Copy exactly the lines that run from the top of the listing to the line containing "prev_close = 1.92", both ends included, and omit the pictures.

Begin

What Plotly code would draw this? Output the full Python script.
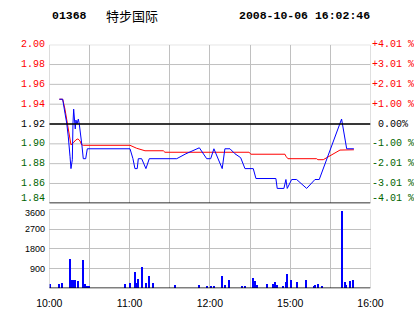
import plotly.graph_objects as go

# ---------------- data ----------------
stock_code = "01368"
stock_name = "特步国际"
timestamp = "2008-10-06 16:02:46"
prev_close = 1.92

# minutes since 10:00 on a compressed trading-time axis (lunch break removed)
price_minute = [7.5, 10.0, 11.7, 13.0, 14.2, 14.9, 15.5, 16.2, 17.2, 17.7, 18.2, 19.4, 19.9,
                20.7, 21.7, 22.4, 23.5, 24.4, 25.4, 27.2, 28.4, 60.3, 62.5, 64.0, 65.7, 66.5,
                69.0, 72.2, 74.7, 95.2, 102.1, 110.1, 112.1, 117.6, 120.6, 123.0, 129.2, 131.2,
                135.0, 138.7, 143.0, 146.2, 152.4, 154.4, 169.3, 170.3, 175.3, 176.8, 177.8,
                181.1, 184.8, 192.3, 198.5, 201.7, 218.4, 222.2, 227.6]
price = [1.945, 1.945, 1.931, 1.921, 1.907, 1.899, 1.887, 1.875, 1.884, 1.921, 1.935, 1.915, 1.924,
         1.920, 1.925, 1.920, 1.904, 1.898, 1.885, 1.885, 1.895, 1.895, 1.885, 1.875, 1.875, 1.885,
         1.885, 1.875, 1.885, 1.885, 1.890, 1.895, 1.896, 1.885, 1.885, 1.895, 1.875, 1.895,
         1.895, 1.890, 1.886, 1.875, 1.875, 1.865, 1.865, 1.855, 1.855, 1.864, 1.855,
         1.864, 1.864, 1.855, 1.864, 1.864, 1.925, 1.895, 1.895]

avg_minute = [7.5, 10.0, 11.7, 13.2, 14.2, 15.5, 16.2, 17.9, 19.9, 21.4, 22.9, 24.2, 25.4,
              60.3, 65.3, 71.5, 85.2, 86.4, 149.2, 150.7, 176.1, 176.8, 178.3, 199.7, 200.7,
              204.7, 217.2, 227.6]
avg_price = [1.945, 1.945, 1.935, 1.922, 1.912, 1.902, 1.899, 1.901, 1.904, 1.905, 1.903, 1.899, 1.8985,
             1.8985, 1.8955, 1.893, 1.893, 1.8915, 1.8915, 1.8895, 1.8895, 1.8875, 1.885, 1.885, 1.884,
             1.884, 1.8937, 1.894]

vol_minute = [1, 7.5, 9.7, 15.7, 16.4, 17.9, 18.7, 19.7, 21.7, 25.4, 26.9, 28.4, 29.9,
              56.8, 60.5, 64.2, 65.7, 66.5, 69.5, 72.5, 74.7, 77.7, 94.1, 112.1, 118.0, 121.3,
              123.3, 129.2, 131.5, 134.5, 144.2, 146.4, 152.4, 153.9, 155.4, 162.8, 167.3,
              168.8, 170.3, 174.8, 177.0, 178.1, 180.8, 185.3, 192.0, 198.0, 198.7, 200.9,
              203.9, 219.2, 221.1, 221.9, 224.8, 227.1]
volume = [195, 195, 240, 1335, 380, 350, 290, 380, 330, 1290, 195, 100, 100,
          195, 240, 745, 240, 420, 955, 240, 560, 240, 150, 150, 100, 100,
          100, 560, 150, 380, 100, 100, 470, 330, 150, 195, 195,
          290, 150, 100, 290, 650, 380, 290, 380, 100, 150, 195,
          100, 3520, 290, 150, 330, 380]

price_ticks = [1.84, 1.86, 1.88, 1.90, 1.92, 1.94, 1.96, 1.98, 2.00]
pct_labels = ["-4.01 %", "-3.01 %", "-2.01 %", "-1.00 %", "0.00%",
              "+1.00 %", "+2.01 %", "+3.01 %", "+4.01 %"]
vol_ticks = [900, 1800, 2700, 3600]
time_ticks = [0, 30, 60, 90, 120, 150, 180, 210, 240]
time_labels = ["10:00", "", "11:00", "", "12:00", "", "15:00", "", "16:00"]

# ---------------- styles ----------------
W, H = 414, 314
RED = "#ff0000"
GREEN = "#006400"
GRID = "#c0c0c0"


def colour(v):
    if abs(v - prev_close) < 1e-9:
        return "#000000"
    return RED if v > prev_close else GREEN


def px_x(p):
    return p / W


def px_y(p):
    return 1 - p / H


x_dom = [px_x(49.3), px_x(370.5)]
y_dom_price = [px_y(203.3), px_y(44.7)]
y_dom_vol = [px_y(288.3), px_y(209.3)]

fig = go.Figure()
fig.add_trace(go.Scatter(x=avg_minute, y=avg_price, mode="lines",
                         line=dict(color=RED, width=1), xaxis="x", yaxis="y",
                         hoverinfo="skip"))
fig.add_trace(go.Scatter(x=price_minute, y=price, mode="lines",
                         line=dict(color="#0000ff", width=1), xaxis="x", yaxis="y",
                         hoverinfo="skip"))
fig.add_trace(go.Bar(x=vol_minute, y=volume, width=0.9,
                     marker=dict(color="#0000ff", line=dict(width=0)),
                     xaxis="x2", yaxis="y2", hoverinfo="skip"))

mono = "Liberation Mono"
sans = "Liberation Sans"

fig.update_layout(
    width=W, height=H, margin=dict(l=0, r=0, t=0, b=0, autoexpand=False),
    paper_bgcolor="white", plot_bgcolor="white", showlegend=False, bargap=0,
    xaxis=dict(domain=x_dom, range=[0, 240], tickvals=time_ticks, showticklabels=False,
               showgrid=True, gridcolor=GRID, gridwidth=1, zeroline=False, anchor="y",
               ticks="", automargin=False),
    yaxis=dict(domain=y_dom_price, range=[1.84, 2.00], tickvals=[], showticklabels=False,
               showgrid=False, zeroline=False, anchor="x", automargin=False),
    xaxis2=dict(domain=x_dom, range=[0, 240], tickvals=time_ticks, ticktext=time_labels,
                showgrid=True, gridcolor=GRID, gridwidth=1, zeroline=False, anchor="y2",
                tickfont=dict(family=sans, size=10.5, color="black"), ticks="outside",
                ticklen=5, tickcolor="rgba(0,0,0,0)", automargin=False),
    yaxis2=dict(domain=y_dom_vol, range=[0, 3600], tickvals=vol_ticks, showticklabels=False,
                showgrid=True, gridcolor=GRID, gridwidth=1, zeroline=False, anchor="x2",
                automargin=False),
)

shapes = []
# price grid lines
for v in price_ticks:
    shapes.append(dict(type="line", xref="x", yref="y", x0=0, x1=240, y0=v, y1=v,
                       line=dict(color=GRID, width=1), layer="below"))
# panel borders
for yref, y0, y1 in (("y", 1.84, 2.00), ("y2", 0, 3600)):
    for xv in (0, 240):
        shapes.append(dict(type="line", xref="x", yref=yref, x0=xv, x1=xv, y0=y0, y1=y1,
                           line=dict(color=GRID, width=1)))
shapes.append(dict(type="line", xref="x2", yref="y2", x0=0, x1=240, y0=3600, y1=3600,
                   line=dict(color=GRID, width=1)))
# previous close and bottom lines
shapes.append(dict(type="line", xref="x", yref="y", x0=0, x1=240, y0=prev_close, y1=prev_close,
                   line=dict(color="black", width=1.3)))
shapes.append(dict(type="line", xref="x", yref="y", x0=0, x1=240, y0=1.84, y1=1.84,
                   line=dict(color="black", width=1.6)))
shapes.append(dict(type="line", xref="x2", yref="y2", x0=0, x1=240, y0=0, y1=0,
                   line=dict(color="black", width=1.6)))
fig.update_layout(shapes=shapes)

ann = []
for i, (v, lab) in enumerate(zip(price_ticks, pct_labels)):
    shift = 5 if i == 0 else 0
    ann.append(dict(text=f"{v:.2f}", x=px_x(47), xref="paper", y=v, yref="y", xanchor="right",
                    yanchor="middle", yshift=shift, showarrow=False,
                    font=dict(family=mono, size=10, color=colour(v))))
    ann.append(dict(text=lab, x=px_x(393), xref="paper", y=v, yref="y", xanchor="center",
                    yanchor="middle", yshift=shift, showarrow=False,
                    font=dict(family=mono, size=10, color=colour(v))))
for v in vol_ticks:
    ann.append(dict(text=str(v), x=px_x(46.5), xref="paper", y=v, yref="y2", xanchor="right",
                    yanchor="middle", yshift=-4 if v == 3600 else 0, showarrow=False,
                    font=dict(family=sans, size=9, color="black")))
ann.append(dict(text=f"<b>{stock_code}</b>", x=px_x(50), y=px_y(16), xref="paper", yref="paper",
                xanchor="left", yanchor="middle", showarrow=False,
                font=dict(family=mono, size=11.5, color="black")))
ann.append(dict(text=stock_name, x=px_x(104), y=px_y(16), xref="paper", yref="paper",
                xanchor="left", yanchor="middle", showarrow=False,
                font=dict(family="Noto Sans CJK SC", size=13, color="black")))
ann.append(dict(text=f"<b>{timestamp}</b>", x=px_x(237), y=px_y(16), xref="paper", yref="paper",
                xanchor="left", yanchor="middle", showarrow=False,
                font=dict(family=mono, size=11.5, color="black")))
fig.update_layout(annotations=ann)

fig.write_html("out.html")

End

Correct answer:
What Plotly code would draw this? Output the full Python script.
import plotly.graph_objects as go

# ---------------- data ----------------
stock_code = "01368"
stock_name = "特步国际"
timestamp = "2008-10-06 16:02:46"
prev_close = 1.92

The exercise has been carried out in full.